Lufthansa prepared to ride out strike

FRANKFURT, Germany — Lufthansa is prepared to ride out the worst disruption in its history, signaling to its pilots that they need to make concessions similar to those of their lower-paid colleagues at the German airline.

Chief Executive Officer Christoph Franz said normal services will only resume April 5 after the three-day strike ends, and that the position between the airline and its pilots remains far apart. Lufthansa has refused to engage in talks while the disruption is in full swing, highlighting its unwillingness to give in with thousands of flights grounded.

“We have been negotiating for a long time,” Franz said in a message on Youtube. “We are striving hard that as of Saturday morning, immediately after the strike, a normal service will be provided. I can only apologize for the inconvenience.”

The pilots’ Vereinigung Cockpit union wants the company to continue paying early retirement benefits for about 5,400 pilots. Lufthansa will cancel about 3,800 flights, or more than 70 percent of scheduled services, during the strike, which comes a week after ground-control workers in Frankfurt walked off work demanding higher salaries and one-time payments.

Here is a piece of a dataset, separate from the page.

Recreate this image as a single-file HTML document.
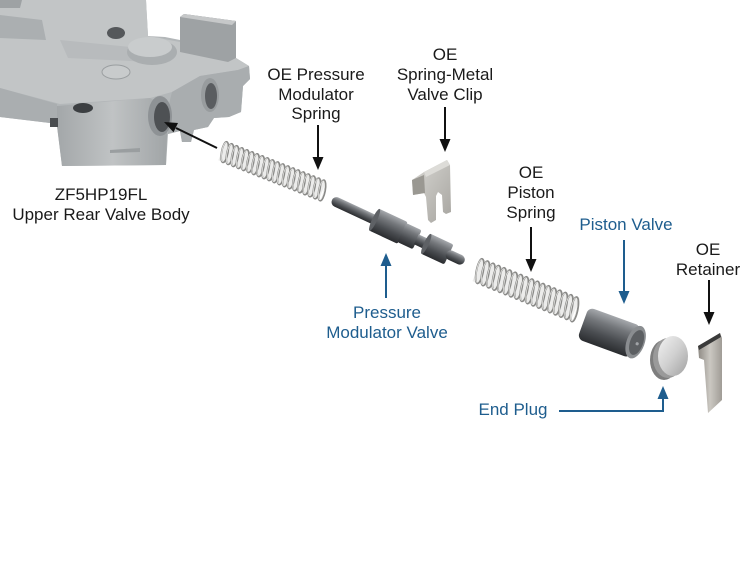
<!DOCTYPE html>
<html><head><meta charset="utf-8"><style>html,body{margin:0;padding:0;background:#fff}svg{display:block}</style></head>
<body>
<svg width="750" height="580" viewBox="0 0 750 580" xmlns="http://www.w3.org/2000/svg" xmlns:xlink="http://www.w3.org/1999/xlink">
<defs>
<linearGradient id="dm" x1="0" y1="0" x2="0" y2="1">
<stop offset="0" stop-color="#a5a8ac"/><stop offset=".3" stop-color="#74777b"/><stop offset=".65" stop-color="#4a4d51"/><stop offset="1" stop-color="#2a2c2f"/></linearGradient>
<linearGradient id="plug" x1="0" y1="0" x2="1" y2="1"><stop offset="0" stop-color="#f2f2f2"/><stop offset=".5" stop-color="#d0d0d0"/><stop offset="1" stop-color="#a0a0a0"/></linearGradient>
<linearGradient id="ret" x1="0" y1="0" x2="1" y2="0"><stop offset="0" stop-color="#8e8a84"/><stop offset=".5" stop-color="#cbc8c2"/><stop offset="1" stop-color="#a09c96"/></linearGradient>
<linearGradient id="clipg" x1="0" y1="0" x2="1" y2="1"><stop offset="0" stop-color="#d8d7d3"/><stop offset="1" stop-color="#a7a5a0"/></linearGradient>
<linearGradient id="front" x1="0" y1="0" x2="1" y2="0"><stop offset="0" stop-color="#a3a7a9"/><stop offset=".5" stop-color="#c0c3c4"/><stop offset="1" stop-color="#a0a4a6"/></linearGradient>
<g id="c1"><ellipse cx="0" cy="0" rx="3.2" ry="10.5" transform="rotate(-11)" fill="none" stroke="#8a8a88" stroke-width="1.7"/><ellipse cx="-0.6" cy="0" rx="2.5" ry="9.5" transform="rotate(-11)" fill="none" stroke="#ececea" stroke-width="0.7"/></g>
<g id="c2"><ellipse cx="0" cy="0" rx="3.4" ry="12.5" transform="rotate(-11)" fill="none" stroke="#8a8a88" stroke-width="1.8"/><ellipse cx="-0.6" cy="0" rx="2.7" ry="11.5" transform="rotate(-11)" fill="none" stroke="#ececea" stroke-width="0.7"/></g>
</defs>

<!-- Valve body -->
<path d="M0,0 L146,0 L148,36 L165,37 L180,40 L180,17 L184,14 L236,21 L236,58 L249,66 L250,79 L243,86 L241,112 L229,117 L214,118 L208,127 L194,130 L191,142 L182,142 L180,131 L168,134 L166,165 L62,166 L57,126 L50,123 L0,117 Z" fill="#b3b7b9"/>
<path d="M0,0 L146,0 L148,36 L180,42 L236,58 L249,66 L238,70 L200,76 L172,92 L150,98 L60,104 L0,88 Z" fill="#c2c5c6"/>
<path d="M0,15 L42,20 L46,40 L0,38 Z" fill="#abafb1"/>
<path d="M0,0 L22,0 L20,8 L0,8 Z" fill="#9ea2a4"/>
<path d="M60,40 L140,48 L150,62 L68,58 Z" fill="#b8bbbd"/>
<path d="M57,106 L150,98 L168,108 L166,165 L62,166 L57,126 Z" fill="url(#front)"/>
<path d="M168,108 L172,92 L200,76 L238,70 L249,66 L250,79 L243,86 L241,112 L229,117 L214,118 L208,127 L194,130 L191,142 L182,142 L180,131 L168,134 Z" fill="#a9adaf"/>
<path d="M0,88 L57,104 L57,126 L50,123 L0,117 Z" fill="#aaaeb0"/>
<path d="M180,17 L184,14 L236,21 L236,58 L228,62 L180,52 Z" fill="#9ea2a4"/>
<path d="M180,17 L184,14 L236,21 L232,25 Z" fill="#c6c8c9"/>
<ellipse cx="152" cy="52" rx="25" ry="13" fill="#aaaeb0"/>
<ellipse cx="150" cy="47" rx="22" ry="10" fill="#c9cccd"/>
<ellipse cx="116" cy="72" rx="14" ry="7" fill="#c8cbcc" stroke="#9a9ea0" stroke-width="1"/>
<ellipse cx="116" cy="33" rx="9" ry="6" fill="#55585b"/>
<ellipse cx="83" cy="108" rx="10" ry="5" fill="#3c3f42"/>
<ellipse cx="160" cy="116" rx="12" ry="20" fill="#8e9295"/>
<ellipse cx="162" cy="117" rx="8" ry="15" fill="#4e5154"/>
<ellipse cx="210" cy="95" rx="9" ry="17" fill="#989c9e"/>
<ellipse cx="211" cy="96" rx="6" ry="13" fill="#5a5d60"/>
<rect x="50" y="118" width="8" height="9" fill="#4a4d50"/>
<path d="M110,150 L140,148 L140,152 L110,153 Z" fill="#9a9ea0"/>

<!-- arrow into body -->
<line x1="217" y1="148" x2="176" y2="128" stroke="#111" stroke-width="2"/>
<polygon points="164,122 178,123 173.5,132.2" fill="#111"/>

<!-- Spring 1 -->
<g transform="translate(222,151) rotate(21.5)">
<rect x="0" y="-10" width="108" height="20" fill="#cfcfcd" opacity="0.4"/>
<use xlink:href="#c1" x="3"/><use xlink:href="#c1" x="8.5"/><use xlink:href="#c1" x="14"/><use xlink:href="#c1" x="19.5"/><use xlink:href="#c1" x="25"/><use xlink:href="#c1" x="30.5"/><use xlink:href="#c1" x="36"/><use xlink:href="#c1" x="41.5"/><use xlink:href="#c1" x="47"/><use xlink:href="#c1" x="52.5"/><use xlink:href="#c1" x="58"/><use xlink:href="#c1" x="63.5"/><use xlink:href="#c1" x="69"/><use xlink:href="#c1" x="74.5"/><use xlink:href="#c1" x="80"/><use xlink:href="#c1" x="85.5"/><use xlink:href="#c1" x="91"/><use xlink:href="#c1" x="96.5"/><use xlink:href="#c1" x="102"/><use xlink:href="#c1" x="107.5"/>
</g>

<!-- Pressure modulator valve -->
<g transform="translate(332,200) rotate(25)">
<rect x="0" y="-5" width="50" height="10" rx="5" fill="url(#dm)"/>
<rect x="46" y="-12" width="32" height="24" rx="2" fill="url(#dm)"/>
<ellipse cx="47" cy="0" rx="2.5" ry="12" fill="#5e6165"/>
<rect x="77" y="-10.5" width="17" height="21" rx="2" fill="url(#dm)"/>
<rect x="93" y="-5.5" width="12" height="11" fill="url(#dm)"/>
<rect x="103" y="-11" width="26" height="22" rx="2" fill="url(#dm)"/>
<ellipse cx="104" cy="0" rx="2.5" ry="11" fill="#5e6165"/>
<rect x="126" y="-5" width="20" height="10" rx="5" fill="url(#dm)"/>
</g>

<!-- Clip -->
<polygon points="412,180 424,172 447,160 450,165 451,212 446,214 443,212 442,195 438,192 436,196 436,220 431,223 428,220 426,197 424,193 413,195" fill="url(#clipg)"/>
<polygon points="412,180 424,175 425,193 413,195" fill="#9a9892"/>
<polygon points="424,172 447,160 450,165 426,177" fill="#dddcd8"/>

<!-- Spring 2 -->
<g transform="translate(477,270) rotate(22)">
<rect x="0" y="-12" width="106" height="24" fill="#cfcfcd" opacity="0.4"/>
<use xlink:href="#c2" x="3"/><use xlink:href="#c2" x="9"/><use xlink:href="#c2" x="15"/><use xlink:href="#c2" x="21"/><use xlink:href="#c2" x="27"/><use xlink:href="#c2" x="33"/><use xlink:href="#c2" x="39"/><use xlink:href="#c2" x="45"/><use xlink:href="#c2" x="51"/><use xlink:href="#c2" x="57"/><use xlink:href="#c2" x="63"/><use xlink:href="#c2" x="69"/><use xlink:href="#c2" x="75"/><use xlink:href="#c2" x="81"/><use xlink:href="#c2" x="87"/><use xlink:href="#c2" x="93"/><use xlink:href="#c2" x="99"/><use xlink:href="#c2" x="105"/>
</g>

<!-- Piston valve -->
<g transform="translate(583,323) rotate(20)">
<rect x="0" y="-17" width="56" height="34" rx="6" fill="url(#dm)"/>
<ellipse cx="56" cy="0" rx="9" ry="17" fill="#8a8d90"/>
<ellipse cx="57" cy="0" rx="6.5" ry="13" fill="#5c5f62"/>
<circle cx="58" cy="1" r="1.6" fill="#a0a3a6"/>
</g>

<!-- End plug -->
<ellipse cx="664" cy="360" rx="14" ry="20" fill="#7e7e7e"/>
<ellipse cx="668" cy="358" rx="15" ry="20" fill="#9a9a9a"/>
<ellipse cx="673" cy="356" rx="15" ry="20" fill="url(#plug)"/>

<!-- Retainer -->
<polygon points="698,346 720,333 722,338 722,400 708,413 704,360 699,358" fill="url(#ret)"/>
<polygon points="698,346 720,333 721,337 699,350" fill="#3a3a3a"/>

<!-- Black arrows -->
<g fill="#111" stroke="none">
<rect x="317" y="125" width="2" height="34"/><polygon points="312.5,157 323.5,157 318,170"/>
<rect x="444" y="107" width="2" height="34"/><polygon points="439.5,139 450.5,139 445,152"/>
<rect x="530" y="227" width="2" height="34"/><polygon points="525.5,259 536.5,259 531,272"/>
<rect x="708" y="280" width="2" height="34"/><polygon points="703.5,312 714.5,312 709,325"/>
</g>
<!-- Blue arrows -->
<g fill="#1e5d8e" stroke="none">
<rect x="623" y="240" width="2" height="52"/><polygon points="618.5,291 629.5,291 624,304"/>
<rect x="385" y="264" width="2" height="34"/><polygon points="380.5,266 391.5,266 386,253"/>
<rect x="559" y="410" width="105" height="2"/><rect x="662" y="398" width="2" height="14"/><polygon points="657.5,399 668.5,399 663,386"/>
</g>

<!-- Labels -->
<g font-family="'Liberation Sans', Arial, sans-serif" font-size="17" text-anchor="middle" fill="#1a1a1a">
<text x="316" y="80">OE Pressure</text>
<text x="316" y="100">Modulator</text>
<text x="316" y="119">Spring</text>
<text x="445" y="60">OE</text>
<text x="445" y="80">Spring-Metal</text>
<text x="445" y="100">Valve Clip</text>
<text x="531" y="178">OE</text>
<text x="531" y="198">Piston</text>
<text x="531" y="218">Spring</text>
<text x="708" y="255">OE</text>
<text x="708" y="275">Retainer</text>
<text x="101" y="200">ZF5HP19FL</text>
<text x="101" y="220">Upper Rear Valve Body</text>
</g>
<g font-family="'Liberation Sans', Arial, sans-serif" font-size="17" text-anchor="middle" fill="#1e5d8e">
<text x="626" y="230">Piston Valve</text>
<text x="387" y="318">Pressure</text>
<text x="387" y="338">Modulator Valve</text>
<text x="513" y="415">End Plug</text>
</g>
</svg>
</body></html>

Lufthansa is wrestling with pilots, among the best-paid group of employees, to contribute to a savings effort designed to lift operating profit to 2.65 billion euros ($3.65 billion) by next year. Making pilots contribute is a matter of fairness after ground and cabin staff already made concessions, the carrier has said.

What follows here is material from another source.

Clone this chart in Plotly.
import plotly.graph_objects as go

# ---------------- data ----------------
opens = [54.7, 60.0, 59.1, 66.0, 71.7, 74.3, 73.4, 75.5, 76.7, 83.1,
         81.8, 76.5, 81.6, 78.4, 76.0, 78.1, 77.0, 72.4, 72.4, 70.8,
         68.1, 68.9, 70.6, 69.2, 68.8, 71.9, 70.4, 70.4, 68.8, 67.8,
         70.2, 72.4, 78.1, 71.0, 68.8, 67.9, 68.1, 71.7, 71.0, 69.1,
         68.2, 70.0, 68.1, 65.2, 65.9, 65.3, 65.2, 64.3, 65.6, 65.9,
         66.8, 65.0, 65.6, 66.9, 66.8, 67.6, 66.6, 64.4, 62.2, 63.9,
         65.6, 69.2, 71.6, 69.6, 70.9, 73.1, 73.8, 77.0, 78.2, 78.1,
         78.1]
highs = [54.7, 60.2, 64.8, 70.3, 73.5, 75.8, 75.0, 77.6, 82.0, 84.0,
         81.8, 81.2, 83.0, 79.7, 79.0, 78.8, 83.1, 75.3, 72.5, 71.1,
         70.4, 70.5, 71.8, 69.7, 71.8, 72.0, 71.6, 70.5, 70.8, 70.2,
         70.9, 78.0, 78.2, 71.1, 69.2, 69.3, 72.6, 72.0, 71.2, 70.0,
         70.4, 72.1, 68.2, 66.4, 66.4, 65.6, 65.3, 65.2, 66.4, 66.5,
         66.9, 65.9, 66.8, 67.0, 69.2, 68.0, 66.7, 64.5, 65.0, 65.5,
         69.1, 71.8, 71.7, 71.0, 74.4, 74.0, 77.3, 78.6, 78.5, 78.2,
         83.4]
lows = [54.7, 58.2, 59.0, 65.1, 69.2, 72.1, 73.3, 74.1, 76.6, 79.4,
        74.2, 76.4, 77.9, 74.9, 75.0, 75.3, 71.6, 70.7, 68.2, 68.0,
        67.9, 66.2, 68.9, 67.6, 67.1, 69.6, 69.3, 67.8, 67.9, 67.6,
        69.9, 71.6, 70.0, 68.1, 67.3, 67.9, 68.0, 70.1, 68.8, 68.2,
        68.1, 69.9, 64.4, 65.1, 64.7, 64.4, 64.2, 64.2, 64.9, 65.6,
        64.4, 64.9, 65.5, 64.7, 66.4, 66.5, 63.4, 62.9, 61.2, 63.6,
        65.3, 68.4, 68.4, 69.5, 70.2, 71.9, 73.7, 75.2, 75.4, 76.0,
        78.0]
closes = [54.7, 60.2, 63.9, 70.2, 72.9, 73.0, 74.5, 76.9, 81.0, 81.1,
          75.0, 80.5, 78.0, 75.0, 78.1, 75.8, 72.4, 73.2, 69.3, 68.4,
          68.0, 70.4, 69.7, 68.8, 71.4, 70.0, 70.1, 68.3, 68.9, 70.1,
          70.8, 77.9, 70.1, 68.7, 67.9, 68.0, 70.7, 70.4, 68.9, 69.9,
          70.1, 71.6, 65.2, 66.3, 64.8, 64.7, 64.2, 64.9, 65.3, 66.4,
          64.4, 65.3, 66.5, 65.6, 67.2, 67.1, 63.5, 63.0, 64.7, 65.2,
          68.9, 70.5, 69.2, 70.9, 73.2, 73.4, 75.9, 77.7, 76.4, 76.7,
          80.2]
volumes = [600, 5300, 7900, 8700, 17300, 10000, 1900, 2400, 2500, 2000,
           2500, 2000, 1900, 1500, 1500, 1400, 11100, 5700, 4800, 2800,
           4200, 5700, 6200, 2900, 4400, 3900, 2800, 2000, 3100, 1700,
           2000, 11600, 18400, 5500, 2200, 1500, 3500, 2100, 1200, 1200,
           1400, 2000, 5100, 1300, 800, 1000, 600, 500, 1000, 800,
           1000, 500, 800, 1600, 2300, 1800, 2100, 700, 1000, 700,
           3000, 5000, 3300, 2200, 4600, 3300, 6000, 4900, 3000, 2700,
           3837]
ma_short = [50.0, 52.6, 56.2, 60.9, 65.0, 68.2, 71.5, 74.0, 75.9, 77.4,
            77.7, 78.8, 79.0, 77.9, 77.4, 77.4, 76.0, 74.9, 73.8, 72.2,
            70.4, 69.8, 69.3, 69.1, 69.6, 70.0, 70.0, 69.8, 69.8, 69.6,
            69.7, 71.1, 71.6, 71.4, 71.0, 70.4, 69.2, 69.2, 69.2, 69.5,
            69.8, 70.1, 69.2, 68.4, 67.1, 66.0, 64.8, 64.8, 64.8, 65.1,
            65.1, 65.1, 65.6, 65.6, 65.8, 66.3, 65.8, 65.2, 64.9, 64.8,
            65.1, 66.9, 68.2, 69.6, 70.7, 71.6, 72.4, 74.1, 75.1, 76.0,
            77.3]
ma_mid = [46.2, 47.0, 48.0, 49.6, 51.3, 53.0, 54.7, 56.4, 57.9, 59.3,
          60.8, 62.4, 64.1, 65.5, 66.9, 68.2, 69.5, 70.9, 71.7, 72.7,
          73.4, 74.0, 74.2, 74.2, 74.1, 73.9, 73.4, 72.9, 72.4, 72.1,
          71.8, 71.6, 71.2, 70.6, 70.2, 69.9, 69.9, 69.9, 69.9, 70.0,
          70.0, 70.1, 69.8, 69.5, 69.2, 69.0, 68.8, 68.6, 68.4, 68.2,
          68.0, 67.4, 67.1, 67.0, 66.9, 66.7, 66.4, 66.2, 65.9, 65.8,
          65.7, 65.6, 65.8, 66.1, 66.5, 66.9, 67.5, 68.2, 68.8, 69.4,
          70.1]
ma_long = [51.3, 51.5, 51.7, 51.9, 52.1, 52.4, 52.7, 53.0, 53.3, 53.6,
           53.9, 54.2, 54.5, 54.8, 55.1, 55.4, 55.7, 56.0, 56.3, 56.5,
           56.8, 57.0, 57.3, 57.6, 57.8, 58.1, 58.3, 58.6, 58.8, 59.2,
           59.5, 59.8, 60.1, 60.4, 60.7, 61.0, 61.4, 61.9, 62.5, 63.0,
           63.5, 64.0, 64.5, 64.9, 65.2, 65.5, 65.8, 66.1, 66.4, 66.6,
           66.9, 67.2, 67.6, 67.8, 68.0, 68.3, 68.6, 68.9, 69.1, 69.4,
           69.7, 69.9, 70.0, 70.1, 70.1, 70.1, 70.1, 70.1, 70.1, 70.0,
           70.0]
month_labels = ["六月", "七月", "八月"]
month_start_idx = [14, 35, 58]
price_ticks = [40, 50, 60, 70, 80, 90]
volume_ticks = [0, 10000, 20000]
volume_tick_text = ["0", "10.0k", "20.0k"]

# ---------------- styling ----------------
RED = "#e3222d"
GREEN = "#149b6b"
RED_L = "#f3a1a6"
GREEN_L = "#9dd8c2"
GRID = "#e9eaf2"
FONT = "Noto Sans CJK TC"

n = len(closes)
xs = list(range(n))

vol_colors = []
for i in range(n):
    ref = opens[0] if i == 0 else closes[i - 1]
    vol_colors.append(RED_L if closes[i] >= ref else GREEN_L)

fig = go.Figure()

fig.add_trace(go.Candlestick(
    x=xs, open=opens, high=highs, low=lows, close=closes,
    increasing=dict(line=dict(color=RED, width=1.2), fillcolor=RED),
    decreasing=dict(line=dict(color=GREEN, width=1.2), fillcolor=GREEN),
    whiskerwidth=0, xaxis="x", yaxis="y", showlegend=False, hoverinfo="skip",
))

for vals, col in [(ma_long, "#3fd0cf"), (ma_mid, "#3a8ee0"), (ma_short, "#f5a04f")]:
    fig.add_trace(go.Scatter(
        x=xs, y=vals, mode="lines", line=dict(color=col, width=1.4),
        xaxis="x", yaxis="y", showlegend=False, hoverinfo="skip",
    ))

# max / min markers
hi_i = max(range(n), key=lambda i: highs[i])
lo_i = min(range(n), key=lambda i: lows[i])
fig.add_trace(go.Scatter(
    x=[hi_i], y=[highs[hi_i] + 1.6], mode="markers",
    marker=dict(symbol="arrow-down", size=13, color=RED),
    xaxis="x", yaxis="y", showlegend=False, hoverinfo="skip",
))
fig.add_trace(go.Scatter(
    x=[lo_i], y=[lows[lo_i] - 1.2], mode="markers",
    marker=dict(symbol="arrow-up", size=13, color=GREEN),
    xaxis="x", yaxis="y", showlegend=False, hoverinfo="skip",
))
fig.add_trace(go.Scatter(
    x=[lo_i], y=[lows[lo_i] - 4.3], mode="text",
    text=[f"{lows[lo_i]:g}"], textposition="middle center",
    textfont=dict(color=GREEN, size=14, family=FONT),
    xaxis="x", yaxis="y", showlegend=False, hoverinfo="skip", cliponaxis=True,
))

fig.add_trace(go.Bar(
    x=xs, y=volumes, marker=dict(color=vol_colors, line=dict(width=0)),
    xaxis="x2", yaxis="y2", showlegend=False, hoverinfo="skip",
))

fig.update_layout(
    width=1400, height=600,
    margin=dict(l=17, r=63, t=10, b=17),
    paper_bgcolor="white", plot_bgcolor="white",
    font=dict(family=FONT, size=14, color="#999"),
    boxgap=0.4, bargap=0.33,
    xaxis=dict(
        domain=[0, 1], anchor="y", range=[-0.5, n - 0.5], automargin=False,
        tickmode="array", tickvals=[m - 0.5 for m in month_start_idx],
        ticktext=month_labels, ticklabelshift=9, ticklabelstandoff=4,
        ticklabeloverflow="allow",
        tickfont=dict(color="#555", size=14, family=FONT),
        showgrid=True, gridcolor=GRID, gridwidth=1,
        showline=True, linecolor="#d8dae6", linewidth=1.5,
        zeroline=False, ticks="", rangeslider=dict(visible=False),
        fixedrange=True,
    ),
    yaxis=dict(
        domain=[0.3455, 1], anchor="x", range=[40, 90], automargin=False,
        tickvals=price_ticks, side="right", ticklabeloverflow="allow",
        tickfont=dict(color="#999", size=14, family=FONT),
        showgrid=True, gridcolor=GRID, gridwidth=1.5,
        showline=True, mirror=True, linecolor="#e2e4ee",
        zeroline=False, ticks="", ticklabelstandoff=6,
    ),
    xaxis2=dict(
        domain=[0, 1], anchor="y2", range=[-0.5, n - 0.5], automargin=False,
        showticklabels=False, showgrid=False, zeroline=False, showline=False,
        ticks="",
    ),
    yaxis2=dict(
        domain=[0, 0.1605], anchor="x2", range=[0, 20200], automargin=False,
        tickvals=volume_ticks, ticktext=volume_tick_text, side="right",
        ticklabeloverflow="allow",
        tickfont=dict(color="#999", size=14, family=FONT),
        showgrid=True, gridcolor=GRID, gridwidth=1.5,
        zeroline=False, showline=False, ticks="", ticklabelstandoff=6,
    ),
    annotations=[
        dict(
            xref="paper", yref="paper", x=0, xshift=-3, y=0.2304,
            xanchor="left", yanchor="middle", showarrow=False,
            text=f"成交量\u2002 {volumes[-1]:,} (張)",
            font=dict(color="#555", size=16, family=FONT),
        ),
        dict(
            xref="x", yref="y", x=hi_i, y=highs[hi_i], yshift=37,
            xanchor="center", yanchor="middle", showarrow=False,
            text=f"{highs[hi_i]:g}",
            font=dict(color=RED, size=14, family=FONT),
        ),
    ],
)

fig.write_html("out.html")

The walkout has started a public debate about compensation, with the most senior pilots at Lufthansa earning as much as 260,000 euros, more than German Chancellor Angela Merkel. Germany’s bestselling Bild tabloid chastised pilots Wednesday for being out of touch with ordinary workers, and Der Spiegel said the group risks losing customers to other airlines including Middle Eastern carriers.

The pilot’s pay stands in contrast to other groups, including cabin crew and ground-handling workers. Lufthansa’s Austrian unit said in February it wants to hire cabin crew for an annual salary of 20,748 euros, excluding overtime pay and expense reimbursements.

The strike that’s derailed Lufthansa’s operations seeks to push through the continuation of transitional benefits, which Lufthansa pays pilots from as early as age 55 before they reach the legal retirement age. The union also wants a salary increase of more than 10 percent for cockpit staff after more than two years of failed negotiations.

Lufthansa said it offered 5.2 percent plus a one-time payment, and refrained from earlier demands to tie raises to the airline’s financial performance.

Lufthansa canceled the contract for early retirement benefits at the end of last year, and the labor union says the company may now unwind related provisions amounting to more than 1 billion euros. While Lufthansa has linked cost cutting plans to its ability to fund new planes, seats and lounges, unions have criticized it for announcing the reinstatement of dividend payments while continuing to pare employee benefits.

This week’s walkout affects Lufthansa’s main passenger airline, the Germanwings low-cost unit and cargo operations. About 100 “volunteer” pilots are pitching in, and the carrier’s regional arms and Swiss and Austrian units are not affected and will help move as many passengers as possible. The carrier has more than 100 planes and more than 1,500 crew members stuck abroad due to the strike.